Among the women, it was all down under, with Australian Tanya Faux grabbing her fifth consecutive paddling medal this season and New Zealand superstar Nikki Kelly taking a close second. Kelly, however, argued the judges may have switched her second-lap time with Faux’s, a lap that meant Faux somehow gained 10 seconds on her pal Kelly. Judges were reviewing the race video late Wednesday.

“I really felt like she had won,” Faux said. “That surprised me.”

The competition was fierce, as local valley veterans with years of Homestake experience were handily dismissed by the elite international army of paddlers.

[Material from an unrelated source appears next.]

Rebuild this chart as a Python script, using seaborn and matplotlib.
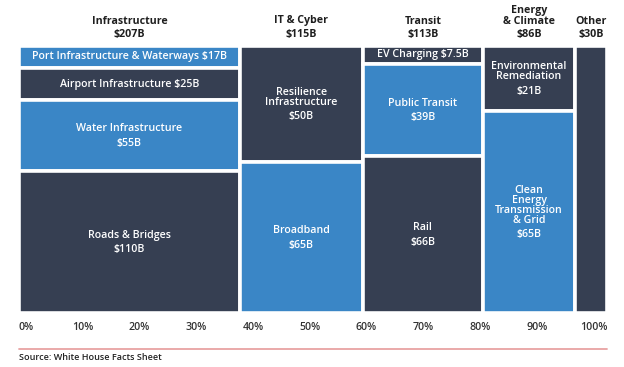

“This is a different genre of kayaking, for sure,” said South African big-water master Steve Fisher, whose skills on huge water like Africa’s Zambezi River require a much different mind- set and expertise than what was needed on the 50 cubic feet per second sluicing through Homestake.

Today’s lineup

The pro kayak rodeo in Vail’s Gore Creek promises to continue kayaking’s rapid progression with new variations of seemingly new aerial stunts. Watch for Jackson to fight hard to keep the young bucks from tarnishing his world champion crown. And a new freeride mountain-biking demo will provide a glimpse at the Saturday freeride challenge, with head-to-head biking gladiators racing down a technical 200-foot course.